Visit by Chilean trade delegation to New Zealand signals thawing in long-running kiwifruit trade dispute
A Chilean trade mission led by Asoex president Iván Marambio visited New Zealand this month to learn more about its fruit production and export processes and forge a closer collaboration between the two industries. The trip marks a significant step in moves to end in ending Chile’s long-running spat with New Zealand’s kiwifruit industry, which has accused of monopolistic practices.
During the visit, Asoex visited kiwifruit and apple and pear orchards and packhouses, as well as research and pest control centres. Meetings were held with executives from Zespri, New Zealand Kiwifruit Growers Incorporated (NZKGI), Plant & Food Research, New Zealand Apples and Pears, T&G and Mr Apple.
Signalling the potential for cooperation between the two countries’ respective kiwifruit sectors, Marambio said: “Although we compete, there are instances in which we can work together, such as in promoting kiwifruit consumption…as well as quality, conditions and new varieties”.
The two sectors have agreed to come up with a joint working plan before the next meeting of the International Kiwifruit Organisation, which will take place later this year in Chile.
In addition to Marambio, the Chilean delegation was made up of Carlos Cruzat, president of the Chilean Kiwifruit Committee, Charif Christian Carvajal, Asoex’s marketing director for the Asian and Middle Eastern markets, as well as representatives of five Chilean fruit exporting companies.
Cruzat said the visit had been very positive and raised interesting opportunities for cooperation, “not only to promote greater consumption of the fruit, but also, for example, in facing climate change that affects both industries, as well as pest prevention and control”.
Carvajal, a former president of the Southern Hemisphere Association for Fresh Fruit Exporters (Shaffe), commented: “From Shaffe’s point of view, this visit was very important, since both countries are Shaffe members, and for this reason, we value the instances that can promote the exchange of information at a technical-productive level; but also because it allows both industries to visualise at what level each one is, according to the category of products, which in this case focused on apples, pears and kiwifruit.
“We believe that there was learning from both parties, generating very positive instances of exchange, with a very good willingness to continue working and cooperating in the future.”
New Zealand is the world’s biggest kiwifruit exporter, the fruit accounting for 63 per cent of overall fruit exports.

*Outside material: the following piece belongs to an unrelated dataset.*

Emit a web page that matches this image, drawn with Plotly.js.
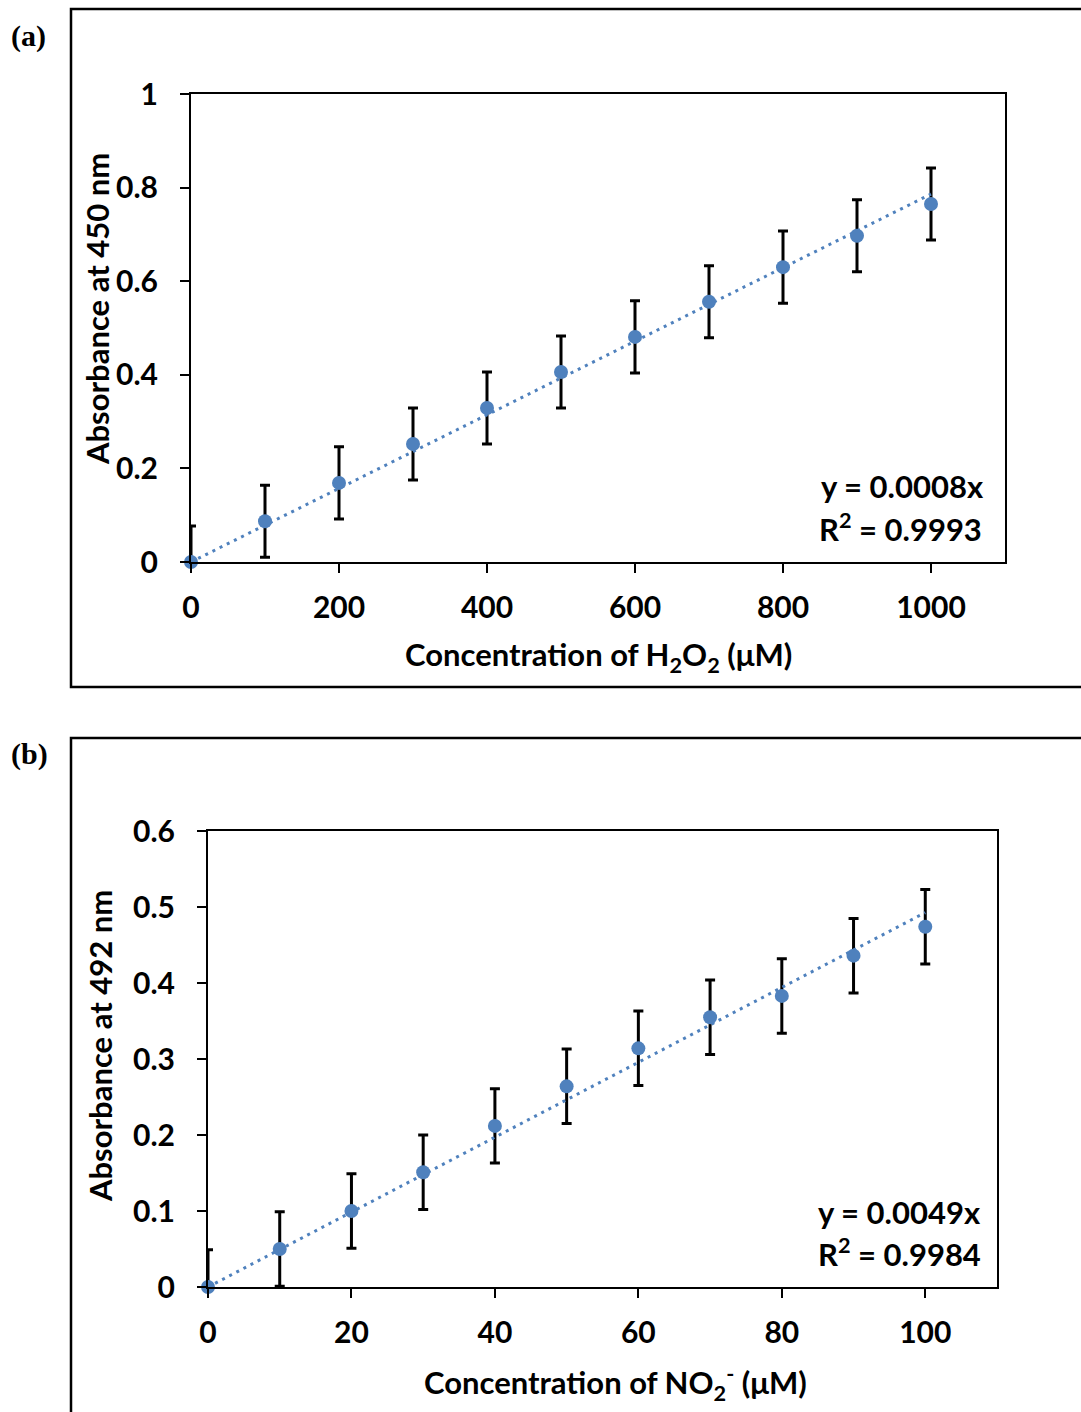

Shipments grew 45 per cent between 2017 and 2021, rising from 521,247 tonnes to 753,337 tonnes.
Over the same time period, fruit exports grew 27 per cent from 942,952 tonnes to 1.2m tonnes. In addition to kiwifruit, apples, pears and avocados account for the bulk of fruit exports.
Chile, meanwhile, mantains its position as the Southern Hemisphere’s leading supplier of fresh fruit, with apples, table grapes, cherries, kiwifruit and citrus at the top of its export league table. Between 2017 and 2021 exports grew 5 per cent from 2.923m tonnes to 3.056m tonnes.